Spoken Utterances Guiding chef’s Assistant Robots
In the last few years, Human-Machine interaction systems have been in the spotlight, as far as computer science and linguistics are concerned, resulting in many applications such as Virtual Assistants and Conversational Agents. The possibility to use such Artificial Intelligence technologies in domestic environments is increasingly becoming a reality. In order to ensure the future possibility of making such systems even more intelligent, further researches are needed. As it has been the case with Apple SIRI and Google Assistant technologies, recent approaches transformed the former dialogue systems in direct action actuators, removing or reducing, as much as possible, clarification requests that may arise in presence of ambiguous commands. In this view, Spoken Language Understanding (SLU) is nowadays one of the major challenges of the field.
Task Description and Data Annotation
The SUGAR task's goal is to train a voice-controlled robotic agent to act as a cooking assistant. For this purpose, a train corpus of spoken commands is collected and annotated. To collect the corpus, we designed a 3D virtual environment reconstructing and simulating a real kitchen where users can interact with a robot which receives commands to be performed in order to accomplish some recipes. User’s orders are inspired by silent cooking videos shown in the 3D scene, thus ensuring the naturalness of the spoken production. Videos are segmented into elementary portions (frames) and sequentially proposed to the speakers who will utter a single sentence after each seen frame. In this view, speakers watch at video portions and then give instructions to the robot to emulate what seen in the frame. The collected corpus then consists of a set of commands, whose meaning derives from the various combination of actions, items (i.e. ingredients), tools and different modifiers. Audio files will be captured in a real acoustic environment, with a microphone posed at about 1 mt of distance from the speakers.
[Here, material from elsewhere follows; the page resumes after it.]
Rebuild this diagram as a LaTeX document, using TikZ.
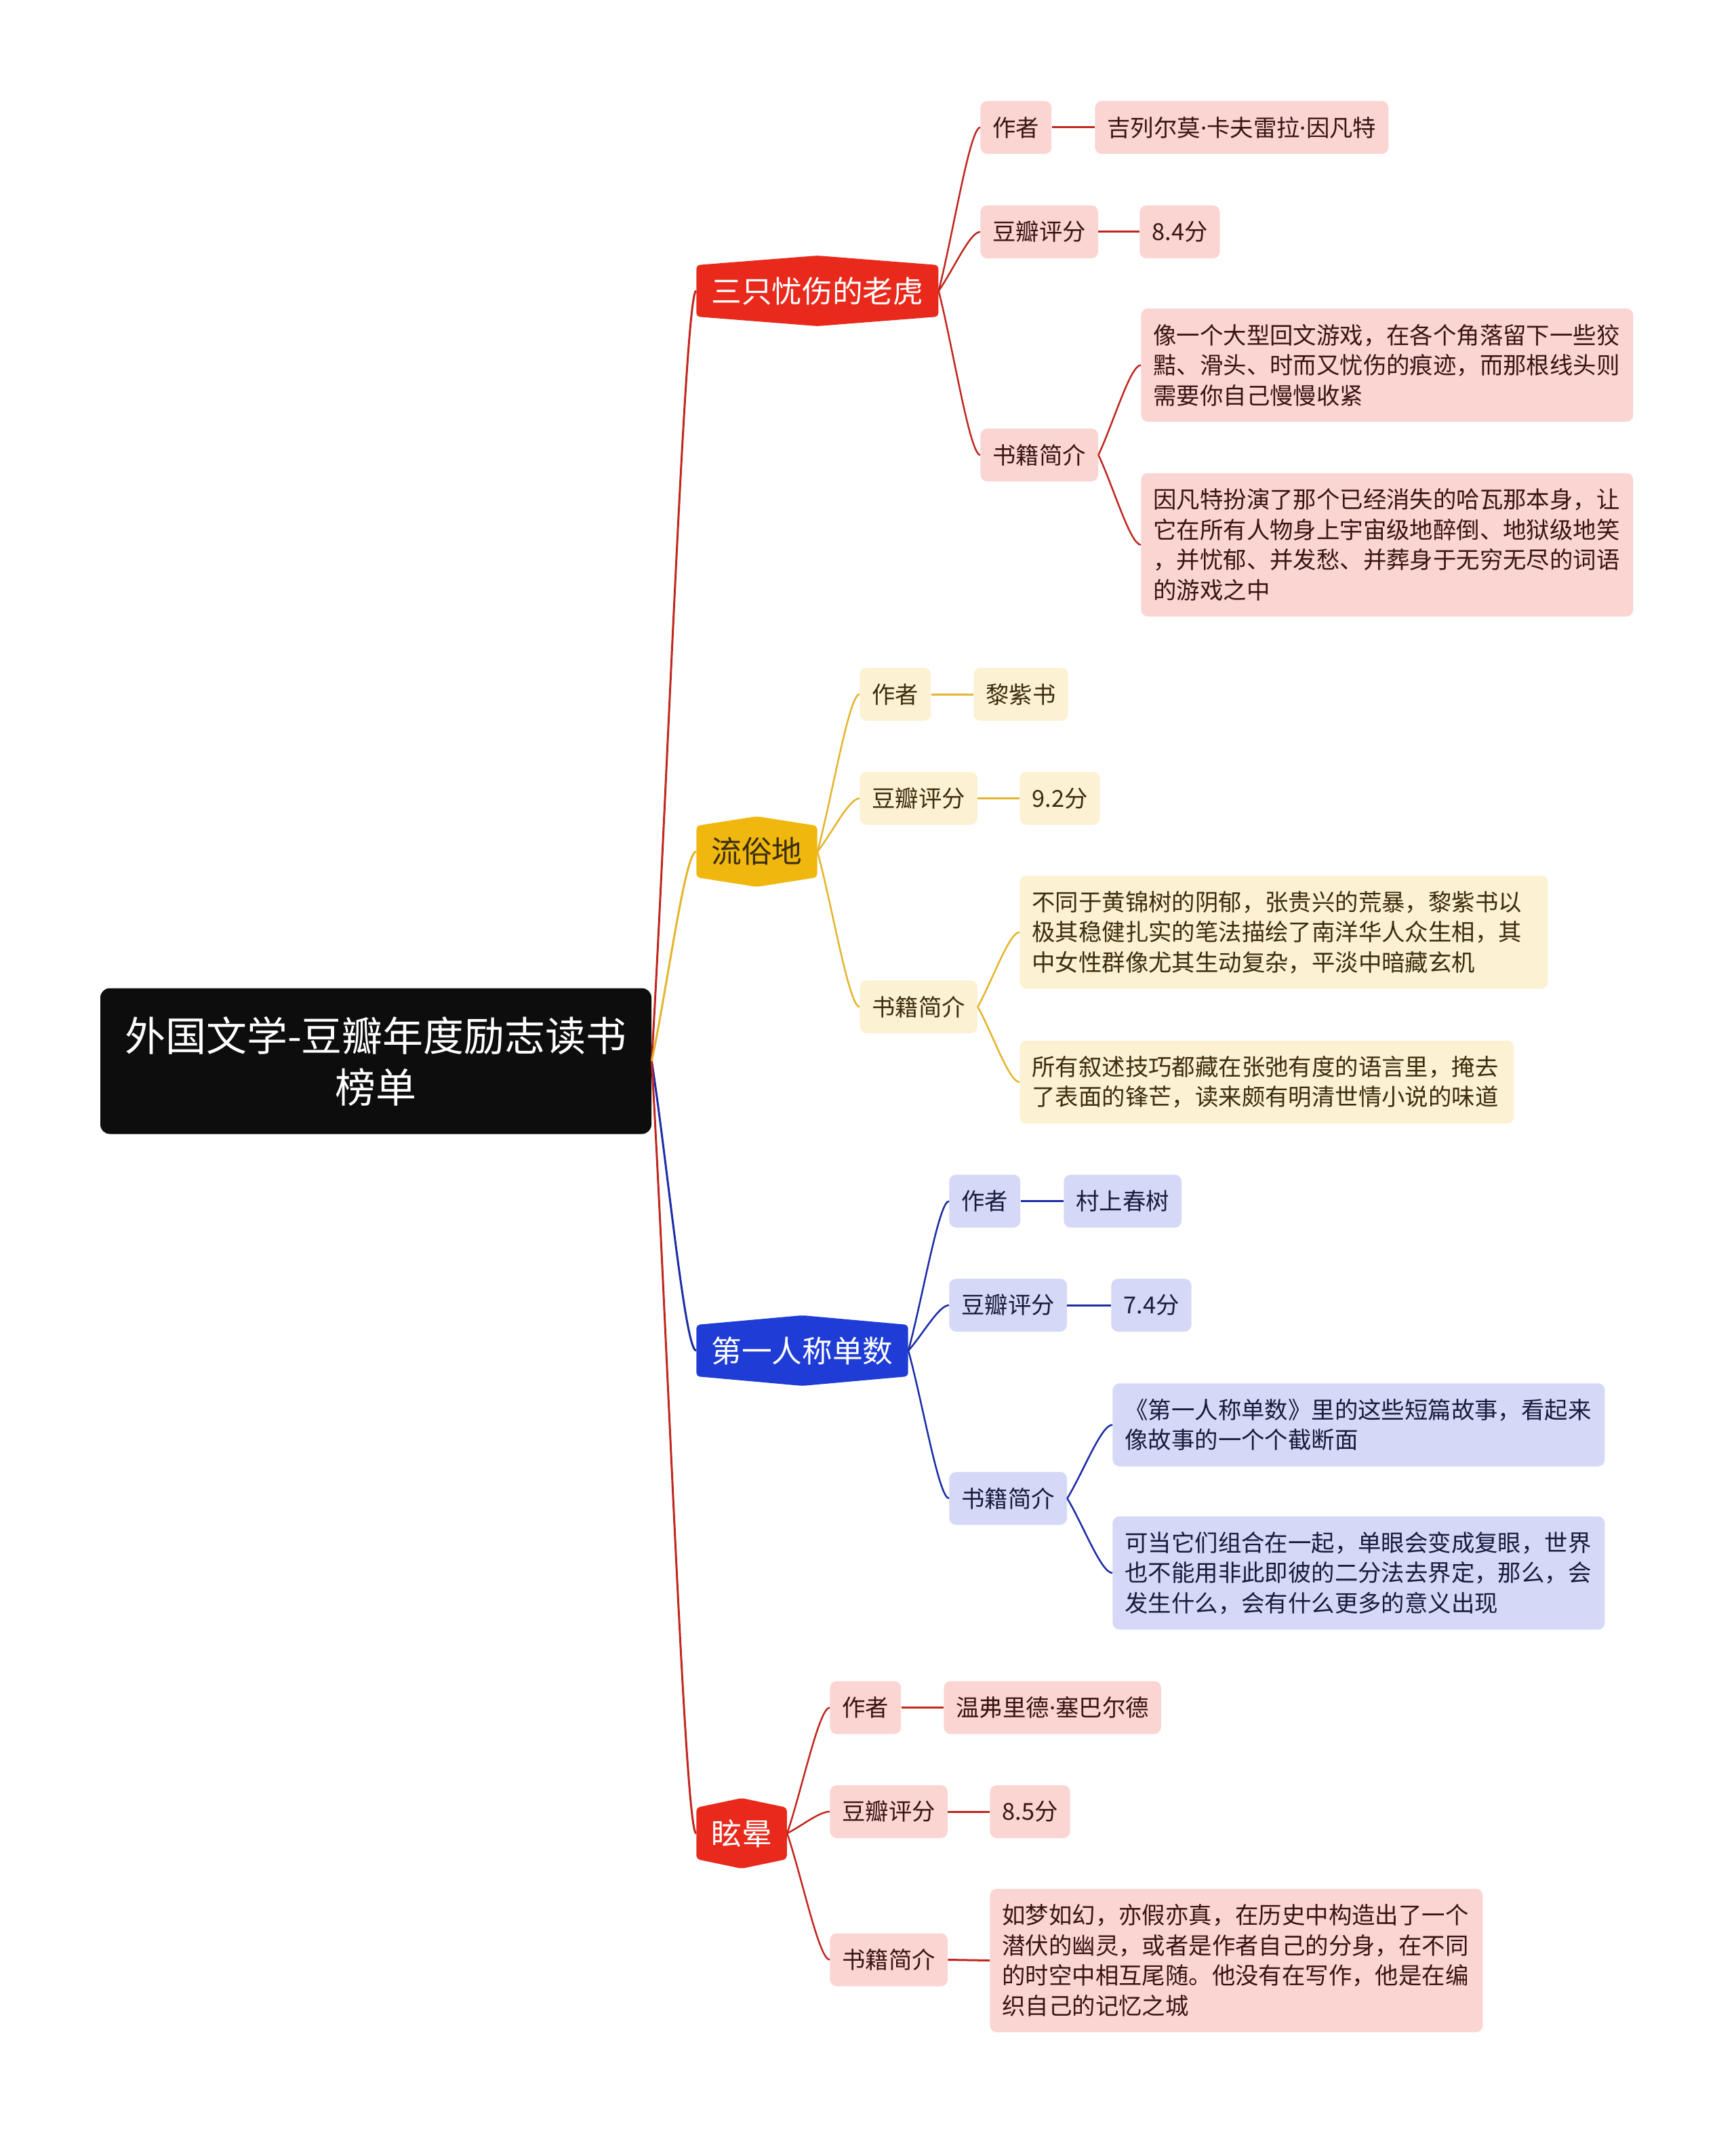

The resulting corpus contains audio files, for each of which speakers’ voice is segmented into sentences representing isolated commands.
Actions will be represented as a finite set of predicates accepting an open set of parameters. For example, the action of putting may refer to a pot being placed on the fire
or to an egg being put in a bowl
The annotation process results in determining the optimal action predicate corresponding to each command. The train set consists of audio file and predicate description pairs, where the predicate serves as an interpretation of the intention to be performed by the robot. For these scenarios, the audio file will be always mapped on a single interpretative predicate.
The train set consists of 1500 utterances produced by 20 different speakers annotated by experts in creating the train set to be handed out in May 2018. The test set consists of 500 audio files containing uttered commands and will be made available in September 2018.
Differently from the training set, actions in the test set will not be expressed in the regular sequence that leads to the completion of a given recipe: isolated commands will be randomly extracted by original sequences - however single actions will be the same ones found in the training set, while the objects, on which such actions may be applied to, will vary (i.e. different recipes, ingredients, tools...). For each recorded command, a file describing the context in which the command was issued will be provided. The context file will contain a trace of the previous history of the interaction, composed of utterances and previous actions taken by the robot. The context will be represented as the correct command history up to 3 previous steps.
Participants will be evaluated on the basis of correctly interpreted commands, represented in the form of predicates.
The evaluation protocol will cover the following possibilities:
• The proposed system correctly detects the requested action and all its parameters
• The proposed system asks for repetition
• The proposed system correctly detects the requested action but it assigns the wrong parameters
• The proposed system misses the action
The possibility of asking for repetitions is left to participants to avoid forcing them to provide an answer in uncertain conditions. In this case, the evaluation protocol will assign a weaker penalization than the one considered for missing the parameters or the action. The collected corpus will not, however, contain situations in which the system asks for repetitions. The details of the evaluation procedure will be designed to align the considered scenario to metrics reported in the literature.